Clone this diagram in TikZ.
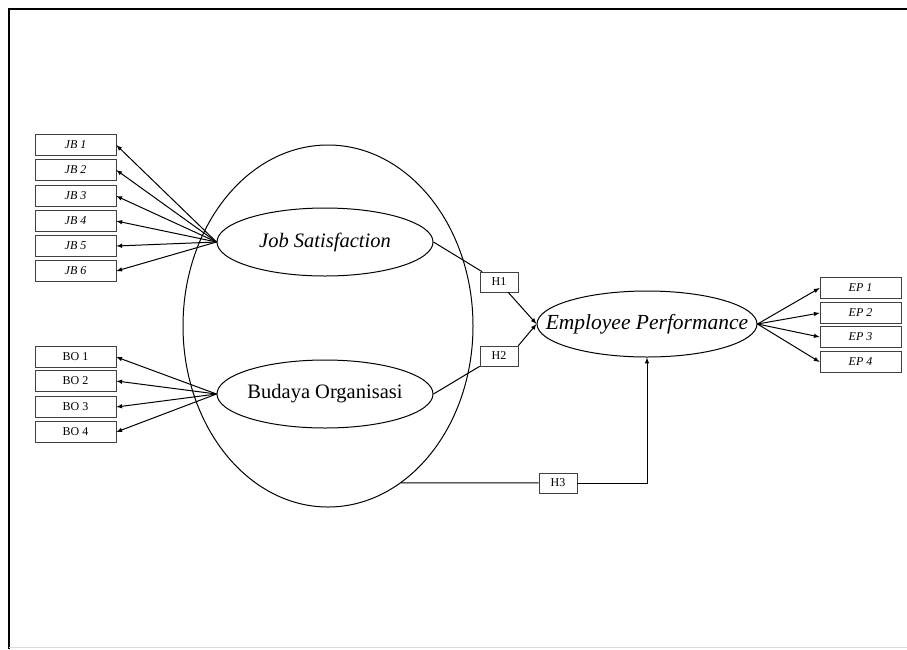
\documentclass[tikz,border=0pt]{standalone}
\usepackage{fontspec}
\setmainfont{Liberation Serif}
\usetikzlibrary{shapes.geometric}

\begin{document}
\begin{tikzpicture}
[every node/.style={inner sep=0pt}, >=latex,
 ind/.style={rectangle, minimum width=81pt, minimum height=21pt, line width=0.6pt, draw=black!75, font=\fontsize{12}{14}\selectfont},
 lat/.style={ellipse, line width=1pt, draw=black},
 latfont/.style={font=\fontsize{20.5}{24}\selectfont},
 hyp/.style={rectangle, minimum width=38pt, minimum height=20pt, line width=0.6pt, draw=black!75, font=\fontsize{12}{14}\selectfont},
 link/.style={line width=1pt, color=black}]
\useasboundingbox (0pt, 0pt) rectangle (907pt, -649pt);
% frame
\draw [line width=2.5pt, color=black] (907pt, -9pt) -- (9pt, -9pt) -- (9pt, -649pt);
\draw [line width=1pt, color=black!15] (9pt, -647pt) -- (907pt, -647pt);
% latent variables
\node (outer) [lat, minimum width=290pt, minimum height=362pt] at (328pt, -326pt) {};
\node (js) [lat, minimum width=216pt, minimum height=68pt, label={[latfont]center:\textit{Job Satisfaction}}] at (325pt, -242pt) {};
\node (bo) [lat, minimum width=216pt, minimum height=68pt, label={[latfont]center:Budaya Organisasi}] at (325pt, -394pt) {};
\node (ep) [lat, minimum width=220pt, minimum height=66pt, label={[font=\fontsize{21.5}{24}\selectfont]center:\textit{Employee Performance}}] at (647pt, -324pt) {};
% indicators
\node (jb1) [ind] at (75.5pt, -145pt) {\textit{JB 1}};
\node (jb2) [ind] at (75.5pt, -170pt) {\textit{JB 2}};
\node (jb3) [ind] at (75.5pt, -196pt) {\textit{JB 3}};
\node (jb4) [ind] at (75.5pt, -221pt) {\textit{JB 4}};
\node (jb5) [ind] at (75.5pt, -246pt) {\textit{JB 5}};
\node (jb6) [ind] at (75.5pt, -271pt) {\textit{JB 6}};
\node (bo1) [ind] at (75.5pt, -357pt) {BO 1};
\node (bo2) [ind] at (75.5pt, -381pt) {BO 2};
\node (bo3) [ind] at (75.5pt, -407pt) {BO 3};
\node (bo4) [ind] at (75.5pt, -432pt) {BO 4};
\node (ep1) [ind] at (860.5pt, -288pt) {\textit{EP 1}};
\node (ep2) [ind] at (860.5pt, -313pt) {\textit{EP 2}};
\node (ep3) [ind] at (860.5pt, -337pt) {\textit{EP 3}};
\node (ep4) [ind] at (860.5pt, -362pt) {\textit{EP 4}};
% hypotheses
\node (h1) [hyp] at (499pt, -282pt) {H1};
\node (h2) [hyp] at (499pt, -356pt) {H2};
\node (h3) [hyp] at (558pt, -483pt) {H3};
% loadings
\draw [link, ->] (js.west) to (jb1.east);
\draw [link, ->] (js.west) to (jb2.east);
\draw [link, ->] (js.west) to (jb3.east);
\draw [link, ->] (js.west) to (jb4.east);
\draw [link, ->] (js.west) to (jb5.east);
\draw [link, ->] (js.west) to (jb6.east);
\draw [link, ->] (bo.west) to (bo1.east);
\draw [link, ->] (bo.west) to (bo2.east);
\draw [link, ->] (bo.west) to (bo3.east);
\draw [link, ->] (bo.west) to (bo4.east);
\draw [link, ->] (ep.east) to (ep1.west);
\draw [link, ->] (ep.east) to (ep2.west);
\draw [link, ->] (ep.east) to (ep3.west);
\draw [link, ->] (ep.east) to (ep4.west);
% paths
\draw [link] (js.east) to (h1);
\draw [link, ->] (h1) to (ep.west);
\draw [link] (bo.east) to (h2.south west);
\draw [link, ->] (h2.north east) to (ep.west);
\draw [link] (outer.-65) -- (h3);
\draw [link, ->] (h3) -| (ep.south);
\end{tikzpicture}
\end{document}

▶ [Do this]:
Give back the whole listing as it stands, minus its pictures.

▶ [Correct answer]:
Clone this diagram in TikZ.
\documentclass[tikz,border=0pt]{standalone}
\usepackage{fontspec}
\setmainfont{Liberation Serif}
\usetikzlibrary{shapes.geometric}

\begin{document}
\begin{tikzpicture}
[every node/.style={inner sep=0pt}, >=latex,
 ind/.style={rectangle, minimum width=81pt, minimum height=21pt, line width=0.6pt, draw=black!75, font=\fontsize{12}{14}\selectfont},
 lat/.style={ellipse, line width=1pt, draw=black},
 latfont/.style={font=\fontsize{20.5}{24}\selectfont},
 hyp/.style={rectangle, minimum width=38pt, minimum height=20pt, line width=0.6pt, draw=black!75, font=\fontsize{12}{14}\selectfont},
 link/.style={line width=1pt, color=black}]
\useasboundingbox (0pt, 0pt) rectangle (907pt, -649pt);
% frame
\draw [line width=2.5pt, color=black] (907pt, -9pt) -- (9pt, -9pt) -- (9pt, -649pt);
\draw [line width=1pt, color=black!15] (9pt, -647pt) -- (907pt, -647pt);
% latent variables
\node (outer) [lat, minimum width=290pt, minimum height=362pt] at (328pt, -326pt) {};
\node (js) [lat, minimum width=216pt, minimum height=68pt, label={[latfont]center:\textit{Job Satisfaction}}] at (325pt, -242pt) {};
\node (bo) [lat, minimum width=216pt, minimum height=68pt, label={[latfont]center:Budaya Organisasi}] at (325pt, -394pt) {};
\node (ep) [lat, minimum width=220pt, minimum height=66pt, label={[font=\fontsize{21.5}{24}\selectfont]center:\textit{Employee Performance}}] at (647pt, -324pt) {};
% indicators
\node (jb1) [ind] at (75.5pt, -145pt) {\textit{JB 1}};
\node (jb2) [ind] at (75.5pt, -170pt) {\textit{JB 2}};
\node (jb3) [ind] at (75.5pt, -196pt) {\textit{JB 3}};
\node (jb4) [ind] at (75.5pt, -221pt) {\textit{JB 4}};
\node (jb5) [ind] at (75.5pt, -246pt) {\textit{JB 5}};
\node (jb6) [ind] at (75.5pt, -271pt) {\textit{JB 6}};
\node (bo1) [ind] at (75.5pt, -357pt) {BO 1};
\node (bo2) [ind] at (75.5pt, -381pt) {BO 2};
\node (bo3) [ind] at (75.5pt, -407pt) {BO 3};
\node (bo4) [ind] at (75.5pt, -432pt) {BO 4};
\node (ep1) [ind] at (860.5pt, -288pt) {\textit{EP 1}};
\node (ep2) [ind] at (860.5pt, -313pt) {\textit{EP 2}};
\node (ep3) [ind] at (860.5pt, -337pt) {\textit{EP 3}};
\node (ep4) [ind] at (860.5pt, -362pt) {\textit{EP 4}};
% hypotheses
\node (h1) [hyp] at (499pt, -282pt) {H1};
\node (h2) [hyp] at (499pt, -356pt) {H2};
\node (h3) [hyp] at (558pt, -483pt) {H3};
% loadings
\draw [link, ->] (js.west) to (jb1.east);
\draw [link, ->] (js.west) to (jb2.east);
\draw [link, ->] (js.west) to (jb3.east);
\draw [link, ->] (js.west) to (jb4.east);
\draw [link, ->] (js.west) to (jb5.east);
\draw [link, ->] (js.west) to (jb6.east);
\draw [link, ->] (bo.west) to (bo1.east);
\draw [link, ->] (bo.west) to (bo2.east);
\draw [link, ->] (bo.west) to (bo3.east);
\draw [link, ->] (bo.west) to (bo4.east);
\draw [link, ->] (ep.east) to (ep1.west);
\draw [link, ->] (ep.east) to (ep2.west);
\draw [link, ->] (ep.east) to (ep3.west);
\draw [link, ->] (ep.east) to (ep4.west);
% paths
\draw [link] (js.east) to (h1);
\draw [link, ->] (h1) to (ep.west);
\draw [link] (bo.east) to (h2.south west);
\draw [link, ->] (h2.north east) to (ep.west);
\draw [link] (outer.-65) -- (h3);
\draw [link, ->] (h3) -| (ep.south);
\end{tikzpicture}
\end{document}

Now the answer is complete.